An eval combines a prompt (the first yield) with grading logic (everything after). The prompt tells agents what to do—write short-to-medium length instructions that ask for an unambiguous change you can verify.

Be Specific

Ambiguous prompts lead to ambiguous grading. Say exactly what you want:
❌ "Update the user settings"
✅ "Change the email for user [email protected] to [email protected]"
Real-world example: “Add a column to the Portfolio snapshot with the ‘Phase’ of the engagement. C-11X should be ‘Phase 2’, all else are ‘Phase 1’.”

Only Ask for Testable Things

If you can’t observe the result, you can’t grade it. Don’t ask an agent to “think about” something—ask it to do something you can verify.
❌ "Consider the best approach to optimize the query"
✅ "Rewrite the query to use an index on the email column"

Create Variations

Evals are easier to write when you have a specific failure mode in mind. If you’ve observed agents struggling with something, incorporate that into future evals. Create different versions with more or less explicit instructions—step-by-step guidance vs. high-level goals. Use variants to test these systematically. Variations make it easier to tune difficulty later.

Good Graders

The grading logic after the first yield determines the grade. Fair grading means useful signal.

Match the Prompt

If the prompt says “create a document with a Japanese car brand”, check for any Japanese car brand—not just “Toyota”. But don’t accept any document either. Exactly as strict as the prompt implies.
# ❌ Bad: Too strict—only accepts one answer
@env.scenario("add-car")
async def add_car():
    answer = yield "Add a Japanese car brand to the document"
    yield 1.0 if answer == "Toyota" else 0.0

# ✅ Good: Accepts any valid answer
@env.scenario("add-car")
async def add_car():
    answer = yield "Add a Japanese car brand to the document"
    japanese_brands = ["toyota", "honda", "nissan", "mazda", "subaru"]
    yield 1.0 if any(brand in answer.lower() for brand in japanese_brands) else 0.0

Use Partial Credit

Partial grades help you see where agents fail. Did they add to cart but not checkout? That’s useful signal. Break complex grading into sub-checks with weighted grades:
@env.scenario("checkout")
async def checkout(product: str):
    answer = yield f"Add {product} to cart and checkout"
    
    score = 0.0
    if await product_in_cart(product):
        score += 0.3  # Partial credit for first step
    if await order_completed(product):
        score += 0.7  # Most credit for completion
    yield score

Sanity Check

At minimum, verify two cases: unchanged state → 0.0, correct completion → 1.0. For grading logic you’ll reuse across many evals, write unit tests. Load a known state snapshot, verify the grade matches what you expect.

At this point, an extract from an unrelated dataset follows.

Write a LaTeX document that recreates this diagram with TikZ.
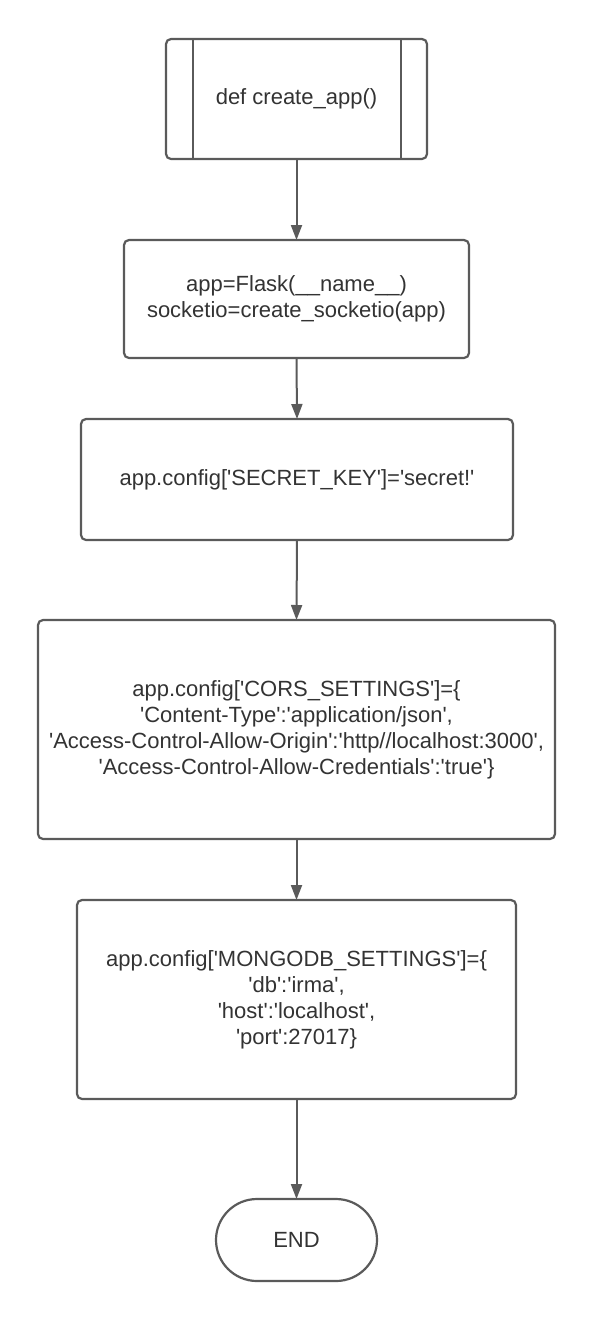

Finding the Right Difficulty

A good eval set has range—target 20-30% average success rate. You want high variance: some runs should grade 0.0, others 1.0. If every run grades the same, there’s no signal to learn from. Having both positive and negative examples on the same eval is what makes improvement possible. Iterate. Create an eval, test it manually, run it at scale, check the difficulty. If it’s too easy or too hard, adjust the prompt or grading. Use your best evals as templates for more. Train. Every eval generates data—prompts, tool calls, grades. Use successful runs for fine-tuning. The loop: eval → analyze → train → eval again.